MilkyWayPiano wrote: ā27 May 2026, 17:22
jorimt wrote: ā30 Jun 2017, 16:46
Also, don't get caught on perfect frametime output, at least if it is at or fluctuating above (lower frametimes) your target framerate. Let's say you have a 60 FPS in-game limit, and you watch the frametime meter fluctuate between 16.6ms (the target frametime), and, say, 12ms, 14ms, 8ms, 16.6ms, etc. Frametime is separate from scanout time. Frametime dictates how long it takes a frame to be rendered and ready for scanning in. It could theoretically sit there forever until the display decides to refresh and start scanning it in.
In other words, as long as the fluctuating frametimes you are seeing are lower than your set framerate limit, they will be displayed in the desired intervals regardless if they finish earlier or not. The only thing lower fluctuating frametimes with in-game limiters can cause is less input lag.
When capped at 60 FPS, is it a problem if the frametime fluctuated above 16.6 ms? In Hogwarts Legacy, I've noticed frametimes north of 20 ms when capped at 60 fps.
Would fluctuating frametimes result in tiny hitching or microstutters when panning the camera in-game? I notice this in every game I play. I always assumed it was because of fluctuating frametimes.
Yes. And it depends on the sync technology and refresh rate in use, as well as whether you're using RTSS or in-game.
VSYNC ON - If a frame queue is used and the VSYNC ON setting is used, frametime spikes are usually hidden by VSYNC ON if the frametime spike is less than native-Hz time. The hitching does not become visible at 60-120Hz, but may become visible at 240Hz because 4ms = 1/240sec = frame rounds off to next refresh cycle. In this case, either cap works.

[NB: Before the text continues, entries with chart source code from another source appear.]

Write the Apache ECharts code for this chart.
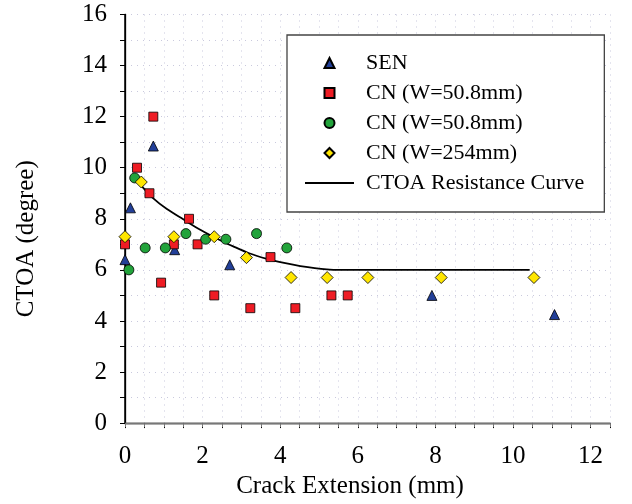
<!DOCTYPE html>
<html>
<head>
<meta charset="utf-8">
<script src="https://cdn.jsdelivr.net/npm/echarts@6/dist/echarts.min.js"></script>
<style>html,body{margin:0;padding:0;background:#fff}#c{width:632px;height:504px}</style>
</head>
<body>
<div id="c"></div>
<script>
// ---- data ----
var seriesNames = ['SEN', 'CN (W=50.8mm)', 'CN (W=50.8mm) ', 'CN (W=254mm)', 'CTOA Resistance Curve'];
var senData = [[0, 6.4], [0.14, 8.43], [0.73, 10.85], [1.28, 6.79], [2.7, 6.2], [7.91, 5.0], [11.07, 4.25]];
var cnRedData = [[0, 7.0], [0.31, 10.0], [0.63, 9.0], [0.73, 12.0], [0.93, 5.5], [1.26, 7.0], [1.65, 8.0], [1.87, 7.0], [2.3, 5.0], [3.23, 4.5], [3.75, 6.5], [4.39, 4.5], [5.32, 5.0], [5.74, 5.0]];
var cnGreenData = [[0.1, 6.0], [0.25, 9.6], [0.52, 6.86], [1.04, 6.86], [1.57, 7.42], [2.08, 7.2], [2.6, 7.2], [3.39, 7.42], [4.17, 6.86]];
var cnYellowData = [[0, 7.3], [0.42, 9.44], [1.26, 7.3], [2.3, 7.3], [3.13, 6.48], [4.28, 5.7], [5.21, 5.7], [6.26, 5.7], [8.15, 5.7], [10.54, 5.7]];
var curveData = [[0.39, 9.35], [0.73, 8.8], [1.08, 8.38], [1.5, 7.98], [1.94, 7.57], [2.4, 7.2], [2.79, 6.92], [3.2, 6.65], [3.66, 6.43], [4.1, 6.27], [4.52, 6.15], [5.2, 6.02], [5.6, 6.0], [10.43, 6.0]];
var xMin = 0, xMax = 12.5, xInterval = 2;
var yMin = 0, yMax = 16, yInterval = 2;
var xTitle = 'Crack Extension (mm)';
var yTitle = 'CTOA (degree)';

var FONT = 'Liberation Serif';
var gridColor = '#c9c9dd';
var icons = [
  'path://M5,0L10,10L0,10Z',
  'path://M0,0L9,0L9,9L0,9Z',
  'path://M5,0A5,5,0,1,1,5,10A5,5,0,1,1,5,0Z',
  'path://M5,0L10,5L5,10L0,5Z',
  'path://M0,0L49,0L49,1.8L0,1.8Z'
];
var chart = echarts.init(document.getElementById('c'), null, {renderer: 'canvas'});

var option = {
  animation: false,
  backgroundColor: '#fff',
  grid: {left: 125, right: 22, top: 14.5, bottom: 79},
  legend: {
    orient: 'vertical',
    left: 287, top: 35,
    padding: [13, 20, 14, 18],
    itemGap: 0,
    itemWidth: 49, itemHeight: 10,
    symbolKeepAspect: true,
    borderColor: '#444', borderWidth: 1.3,
    backgroundColor: '#fff',
    selectedMode: false,
    data: seriesNames.map(function (n, i) {
      var d = {name: n, icon: icons[i]};
      if (i === 1) { d.itemHeight = 9; }
      return d;
    }),
    formatter: function (n) { return n.trim(); },
    textStyle: {fontFamily: FONT, fontSize: 22, color: '#000', lineHeight: 30, padding: [0, 0, 0, 7]}
  },
  xAxis: [{
    type: 'value', min: xMin, max: xMax, interval: xInterval,
    position: 'bottom',
    axisLine: {show: true, lineStyle: {color: '#000', width: 1.3}},
    axisTick: {show: true, inside: false, length: 5, lineStyle: {color: '#000'}},
    minorTick: {show: true, splitNumber: 4, length: 5, lineStyle: {color: '#000'}},
    axisLabel: {fontFamily: FONT, fontSize: 25, color: '#000', margin: 21,
      formatter: function (v) { return v > 12 ? '' : String(v); }},
    splitLine: {show: true, lineStyle: {color: gridColor, type: [1, 5], width: 1}},
    minorSplitLine: {show: true, lineStyle: {color: gridColor, type: [1, 5], width: 1}},
    name: xTitle, nameLocation: 'middle', nameGap: 50,
    nameTextStyle: {fontFamily: FONT, fontSize: 25, color: '#000', padding: [0, 35, 0, 0]}
  }, {
    type: 'value', min: xMin, max: xMax, interval: 0.5,
    position: 'top',
    axisLine: {show: true, lineStyle: {color: '#777', width: 1.3}},
    axisTick: {show: true, inside: true, length: 4, lineStyle: {color: '#777'}},
    axisLabel: {show: false},
    splitLine: {show: false}
  }],
  yAxis: [{
    type: 'value', min: yMin, max: yMax, interval: yInterval,
    position: 'left',
    axisLine: {show: true, lineStyle: {color: '#000', width: 1.3}},
    axisTick: {show: true, inside: false, length: 5, lineStyle: {color: '#000'}},
    minorTick: {show: true, splitNumber: 2, length: 5, lineStyle: {color: '#000'}},
    axisLabel: {fontFamily: FONT, fontSize: 25, color: '#000', margin: 18},
    splitLine: {show: true, lineStyle: {color: gridColor, type: [1, 5], width: 1}},
    minorSplitLine: {show: true, lineStyle: {color: gridColor, type: [1, 5], width: 1}},
    name: yTitle, nameLocation: 'middle', nameGap: 86, nameRotate: 90,
    nameTextStyle: {fontFamily: FONT, fontSize: 25, color: '#000', padding: [0, 40, 0, 0]}
  }, {
    type: 'value', min: yMin, max: yMax, interval: yInterval,
    position: 'right',
    axisLine: {show: true, lineStyle: {color: '#000', width: 1.5}},
    axisTick: {show: false}, axisLabel: {show: false}, splitLine: {show: false}
  }],
  series: [{
    name: seriesNames[4], type: 'line', data: curveData, smooth: 0.3,
    symbol: 'none', showSymbol: false, z: 2,
    lineStyle: {color: '#000', width: 1.8}, itemStyle: {color: '#000'}
  }, {
    name: seriesNames[0], type: 'scatter', data: senData, symbol: 'triangle', symbolSize: [10, 10], z: 3,
    itemStyle: {color: '#223f98', borderColor: '#000', borderWidth: 0.8, opacity: 1}
  }, {
    name: seriesNames[1], type: 'scatter', data: cnRedData, symbol: 'rect', symbolSize: 9, z: 3,
    itemStyle: {color: '#ee1c24', borderColor: '#000', borderWidth: 0.8, opacity: 1}
  }, {
    name: seriesNames[2], type: 'scatter', data: cnGreenData, symbol: 'circle', symbolSize: 10, z: 3,
    itemStyle: {color: '#22a33b', borderColor: '#000', borderWidth: 0.8, opacity: 1}
  }, {
    name: seriesNames[3], type: 'scatter', data: cnYellowData, symbol: 'diamond', symbolSize: 12, z: 4,
    itemStyle: {color: '#ffe600', borderColor: '#000', borderWidth: 0.8, opacity: 1}
  }]
};
chart.setOption(option);
</script>
</body>
</html>
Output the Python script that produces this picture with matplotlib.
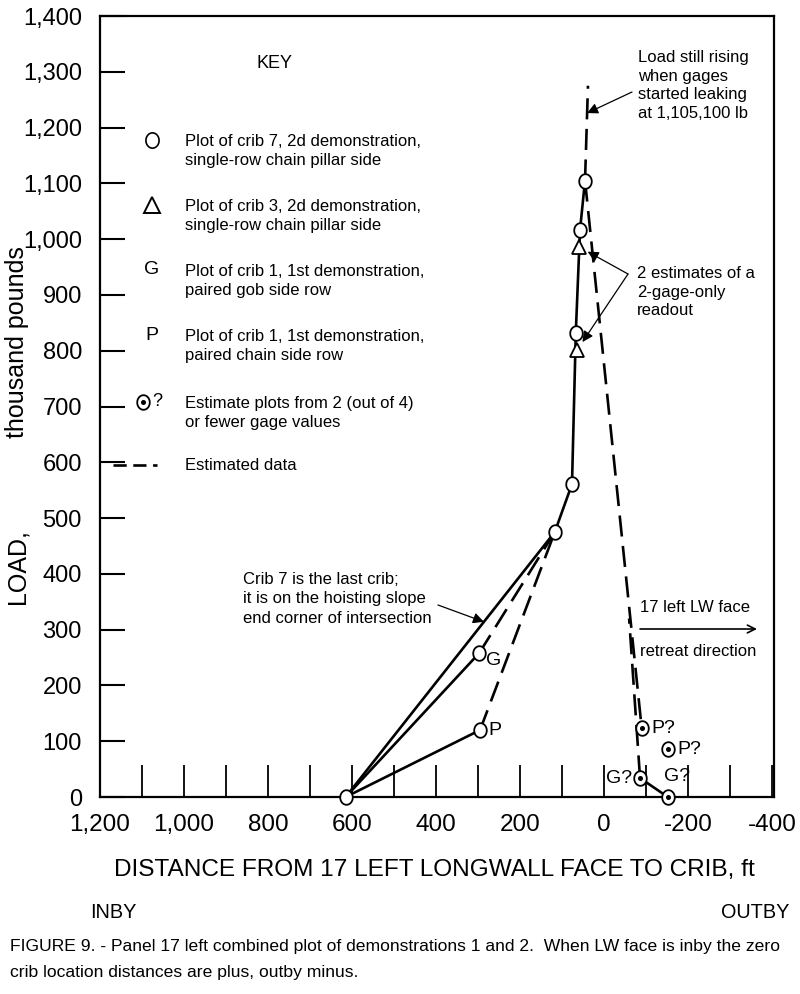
import matplotlib
matplotlib.use("Agg")
import matplotlib.pyplot as plt
from matplotlib import font_manager
from matplotlib.path import Path
import numpy as np

# ---------------- data ----------------
# Crib 7, 2nd demonstration (circles)
crib7_dist = [615, 117, 76, 67, 57, 45]
crib7_load = [0, 475, 561, 832, 1016, 1105]
# Crib 3, 2nd demonstration (triangles)
crib3_dist = [64, 59]
crib3_load = [801, 986]
# Crib 1, 1st demonstration, gob side (G)
gob_dist = [615, 297, 117]
gob_load = [0, 258, 475]
# Crib 1, 1st demonstration, chain side (P)
chain_dist = [615, 295, 117]
chain_load = [0, 120, 475]
# estimated continuation above the peak
rise_dist = [45, 38]
rise_load = [1105, 1275]
# estimated decline after peak (to P?)
decl_p_dist = [45, -90]
decl_p_load = [1105, 123]
# estimated branch to G?
decl_g_dist = [-60, -86]
decl_g_load = [320, 34]
tail_g_dist = [-86, -152]
tail_g_load = [34, 0]
# estimate plots (2 or fewer gage values)
est_dist = [-90, -152, -86, -152]
est_load = [123, 86, 34, 0]
est_labels = ["P?", "P?", "G?", "G?"]

x_ticks = list(range(1200, -401, -100))
x_ticklabels = ["1,200", "", "1,000", "", "800", "", "600", "", "400", "", "200", "",
                "0", "", "-200", "", "-400"]
y_ticks = list(range(0, 1401, 100))
y_ticklabels = ["0", "100", "200", "300", "400", "500", "600", "700", "800", "900",
                "1,000", "1,100", "1,200", "1,300", "1,400"]

# ---------------- fonts ----------------
names = {f.name for f in font_manager.fontManager.ttflist}
HAS_NARROW = "Liberation Sans Narrow" in names
SANS = ["Liberation Sans", "DejaVu Sans"]
NARROW = ["Liberation Sans Narrow", "Liberation Sans", "DejaVu Sans"]
plt.rcParams["font.family"] = SANS


def nfs(size_plain):
    """font size for condensed texts: given in Liberation Sans points"""
    return size_plain / 0.82 if HAS_NARROW else size_plain


# slightly tall open circle, as drawn in the original
_t = np.linspace(0, 2 * np.pi, 60)
OVAL = Path(np.column_stack([0.86 * np.cos(_t), np.sin(_t)]), closed=True)

W, H = 800, 994
fig = plt.figure(figsize=(8, 9.94), dpi=100)
L, R, T, B = 100, 774, 16, 797
ax = fig.add_axes([L / W, 1 - B / H, (R - L) / W, (B - T) / H])
ax.set_xlim(1200, -405)
ax.set_ylim(0, 1400)

for s in ax.spines.values():
    s.set_linewidth(1.6)

ax.set_xticks(x_ticks)
ax.set_xticklabels(x_ticklabels, family=NARROW, fontsize=nfs(17.5))
ax.set_yticks(y_ticks)
ax.set_yticklabels(y_ticklabels, fontsize=17)
ax.tick_params(axis="x", direction="in", length=23, width=1.3, pad=12)
ax.tick_params(axis="y", direction="in", length=18, width=1.5, pad=13)


def pa(px, py):
    """pixel position of the reference -> axes fraction"""
    return ((px - L) / (R - L), (B - py) / (B - T))


LW = 1.9
DASH = (8, 3.6)
MS = 10.5
# lines
ax.plot(crib7_dist, crib7_load, color="k", lw=LW, zorder=2)
ax.plot(gob_dist[:2], gob_load[:2], color="k", lw=LW, zorder=2)
ax.plot(gob_dist[1:], gob_load[1:], color="k", lw=LW, ls=(0, DASH), zorder=2)
ax.plot(chain_dist[:2], chain_load[:2], color="k", lw=LW, zorder=2)
ax.plot(chain_dist[1:], chain_load[1:], color="k", lw=LW, ls=(0, DASH), zorder=2)
ax.plot(rise_dist, rise_load, color="k", lw=LW, ls=(0, DASH), zorder=2)
ax.plot(decl_p_dist, decl_p_load, color="k", lw=LW, ls=(0, DASH), zorder=2)
ax.plot(decl_g_dist, decl_g_load, color="k", lw=LW, ls=(6, DASH), zorder=2)
ax.plot(tail_g_dist, tail_g_load, color="k", lw=LW, zorder=2)

# markers
mk = dict(ls="none", mfc="white", mec="k", mew=1.3, zorder=4, clip_on=False)
ax.plot(crib7_dist, crib7_load, marker=OVAL, ms=MS, **mk)
ax.plot(gob_dist[1:2], gob_load[1:2], marker=OVAL, ms=MS, **mk)
ax.plot(chain_dist[1:2], chain_load[1:2], marker=OVAL, ms=MS, **mk)
ax.plot(crib3_dist, crib3_load, marker="^", ms=10, **mk)
ax.plot(est_dist, est_load, marker=OVAL, ms=MS, **mk)
ax.plot(est_dist, est_load, marker="o", ms=2.6, ls="none", color="k", zorder=5,
        clip_on=False)

# point letters
lab_kw = dict(fontsize=14, textcoords="offset points", va="center", zorder=6)
ax.annotate("G", (gob_dist[1], gob_load[1]), xytext=(5, -5), ha="left", **lab_kw)
ax.annotate("P", (chain_dist[1], chain_load[1]), xytext=(6, 0), ha="left", **lab_kw)
est_offsets = [(7, 0), (7, 0), (-6, 0), (-3, 15)]
est_ha = ["left", "left", "right", "left"]
for d, l, t, o, h in zip(est_dist, est_load, est_labels, est_offsets, est_ha):
    ax.annotate(t, (d, l), xytext=o, ha=h, **lab_kw)

# ---------------- annotations ----------------
AFS = 12
arr = dict(arrowstyle="-|>", color="k", lw=0.9, mutation_scale=16, shrinkA=0, shrinkB=0)

ax.text(*pa(638, 85.5), "Load still rising\nwhen gages\nstarted leaking\nat 1,105,100 lb",
        transform=ax.transAxes, fontsize=AFS, ha="left", va="center", linespacing=1.3)
tip_y = 1226
tip_x = float(np.interp(tip_y, rise_load, rise_dist))
ax.annotate("", xy=(tip_x, tip_y), xytext=pa(632, 92), textcoords="axes fraction",
            arrowprops=arr)

ax.text(*pa(637, 292), "2 estimates of a\n2-gage-only\nreadout",
        transform=ax.transAxes, fontsize=AFS, ha="left", va="center", linespacing=1.3)
for d, l in zip(crib3_dist, crib3_load):
    ax.annotate("", xy=(d, l), xytext=pa(628, 274), textcoords="axes fraction",
                arrowprops=dict(arr, shrinkB=7))

ax.text(*pa(243, 599), "Crib 7 is the last crib;\nit is on the hoisting slope\nend corner of intersection",
        transform=ax.transAxes, fontsize=AFS, ha="left", va="center", linespacing=1.4)
cy = 314
cx = float(np.interp(cy, crib7_load[:2], crib7_dist[:2]))
ax.annotate("", xy=(cx, cy), xytext=pa(438, 605), textcoords="axes fraction",
            arrowprops=arr)

ax.text(*pa(640, 607), "17 left LW face", transform=ax.transAxes, fontsize=AFS,
        ha="left", va="center")
ax.text(*pa(640, 651), "retreat direction", transform=ax.transAxes, fontsize=AFS,
        ha="left", va="center")
ax.annotate("", xy=pa(757, 629), xytext=pa(640, 629), xycoords="axes fraction",
            textcoords="axes fraction",
            arrowprops=dict(arrowstyle="->", color="k", lw=1.2, mutation_scale=14,
                            shrinkA=0, shrinkB=0))

# ---------------- key ----------------
ax.text(*pa(275, 63), "KEY", transform=ax.transAxes, fontsize=13, ha="center", va="center")
key_texts = [
    "Plot of crib 7, 2d demonstration,\nsingle-row chain pillar side",
    "Plot of crib 3, 2d demonstration,\nsingle-row chain pillar side",
    "Plot of crib 1, 1st demonstration,\npaired gob side row",
    "Plot of crib 1, 1st demonstration,\npaired chain side row",
    "Estimate plots from 2 (out of 4)\nor fewer gage values",
]
key_y = [140, 205, 270, 335, 402]
for t, yy in zip(key_texts, key_y):
    ax.text(*pa(185, yy + 11), t, transform=ax.transAxes, fontsize=AFS, ha="left",
            va="center", linespacing=1.32)
ax.plot(*pa(152, 140), transform=ax.transAxes, marker=OVAL, ms=11, mfc="white",
        mec="k", mew=1.2, ls="none")
ax.plot(*pa(152, 205), transform=ax.transAxes, marker="^", ms=11, mfc="white",
        mec="k", mew=1.4, ls="none")
ax.text(*pa(152, 270), "G", transform=ax.transAxes, fontsize=14, ha="center", va="center")
ax.text(*pa(152, 335), "P", transform=ax.transAxes, fontsize=14, ha="center", va="center")
ax.plot(*pa(143, 402), transform=ax.transAxes, marker=OVAL, ms=MS, mfc="white",
        mec="k", mew=1.3, ls="none")
ax.plot(*pa(143, 402), transform=ax.transAxes, marker="o", ms=2.6, color="k", ls="none")
ax.text(*pa(152, 402), "?", transform=ax.transAxes, fontsize=13, ha="left", va="center")
kx0, ky0 = pa(113, 465)
kx1, _ = pa(157, 465)
ax.plot([kx0, kx1], [ky0, ky0], transform=ax.transAxes, color="k", lw=LW,
        ls=(0, (5, 2.5)), clip_on=False)
ax.text(*pa(185, 465), "Estimated data", transform=ax.transAxes, fontsize=AFS,
        ha="left", va="center")

# ---------------- outer texts ----------------
fig.text(17 / W, 1 - 567 / H, "LOAD,", rotation=90, fontsize=18,
         ha="center", va="center")
fig.text(17 / W, 1 - 342 / H, "thousand pounds", rotation=90, fontsize=18,
         ha="center", va="center")
fig.text(434 / W, 1 - 870 / H, "DISTANCE FROM 17 LEFT LONGWALL FACE TO CRIB, ft",
         family=NARROW, fontsize=nfs(17.6), ha="center", va="center")
fig.text(113 / W, 1 - 913 / H, "INBY", family=NARROW, fontsize=nfs(14.3),
         ha="center", va="center")
fig.text(755 / W, 1 - 913 / H, "OUTBY", family=NARROW, fontsize=nfs(14.3),
         ha="center", va="center")
fig.text(10 / W, 1 - 947 / H,
         "FIGURE 9. - Panel 17 left combined plot of demonstrations 1 and 2.  "
         "When LW face is inby the zero",
         family=NARROW, fontsize=nfs(12.6), ha="left", va="center")
fig.text(10 / W, 1 - 973 / H, "crib location distances are plus, outby minus.",
         family=NARROW, fontsize=nfs(12.6), ha="left", va="center")

fig.savefig("out.png", dpi=100)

VRR - If VRR is used, a 25% frametime spike can sometimes show as minor unsmoothness, much more noticeable if strobed. In this case, RTSS cap will be more accurate.
External capping (RTSS) usually has less hitching than in-game capping. RTSS utilizes microsecond-accurate frame rate capping, while ingame cap fluctuates much more (averaging-based frame rate cap), so if you want to make it more glassfloor during VRR and high-Hz operation, use an external RTSS cap. You can also attempt RTSS' Scanline Sync feature too, if you want a somewhat lower latency method (more complex).
I've seen hitching disappear with some good in-game caps, but not all in-game caps are accurate. If you prioritize the complete disappearance of hitching, use an RTSS cap, and cap below your average frame rate, and it can go nearly hitching-less (except for things like disk load stutters and shader compile stutters).